1. A piezoelectric thin film testing device, characterized in that, Includes a base (1), on which a support frame (3) is fixedly installed, and a transverse moving component (4) is provided on the top surface of the support frame (3). An electric push rod (5) is fixedly installed on the moving part of the transverse moving component (4), and a pressure regulating component (6) is fixedly connected to the bottom end of the electric push rod (5). A roller (7) is rotatably installed on the pressure regulating component (6).

2. The piezoelectric thin film testing device according to claim 1, characterized in that, Two sets of U-shaped limiting frames (2) are fixedly installed on the top surface of the base (1) to limit the piezoelectric film placed on the top surface of the base (1).

3. The piezoelectric thin film testing device according to claim 1, characterized in that, An oscilloscope (8) is fixedly installed on the front side wall of the support frame (3). When testing the piezoelectric film, the piezoelectric film is connected to the oscilloscope (8) via a wire.

4. The piezoelectric thin film testing device according to claim 1, characterized in that, The lateral movement component (4) includes two sets of electric linear guides (401) fixedly installed on the top surface of the support frame (3), wherein electric sliders (402) are slidably arranged on the surface of the electric linear guides (401), and a cross frame (403) is fixedly installed on the top surface of the two sets of electric sliders (402), and an electric push rod (5) is fixedly installed on the top surface of the cross frame (403).

5. The piezoelectric thin film testing device according to claim 1, characterized in that, A pressure sensor (601) is fixedly installed at the bottom of the electric push rod (5). A connecting plate (602) is connected to the bottom of the pressure sensor (601). Two sets of stepped guide rods (603) are movably inserted into the surface of the connecting plate (602). A tension spring (604) is sleeved on the surface of the stepped guide rod (603). The two ends of the tension spring (604) are fixedly connected to the opposite surfaces of the connecting plate (602) and the stepped guide rod (603), respectively. A wheel frame (605) is fixedly connected to the bottom of the two sets of stepped guide rods (603), and a roller (7) is rotatably installed in the wheel frame (605).

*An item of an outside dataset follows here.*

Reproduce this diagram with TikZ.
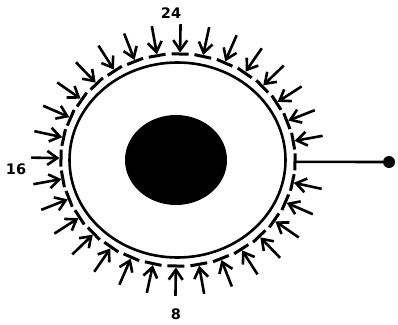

6. The piezoelectric thin film testing device according to claim 5, characterized in that, When the roller (7) comes into contact with the piezoelectric film on the top surface of the base (1), its tension spring (604) is stretched. The elastic force of the tension spring (604) reacts on the connecting plate (602) so that the pressure of the roller (7) on the piezoelectric film can be detected by the pressure sensor (601).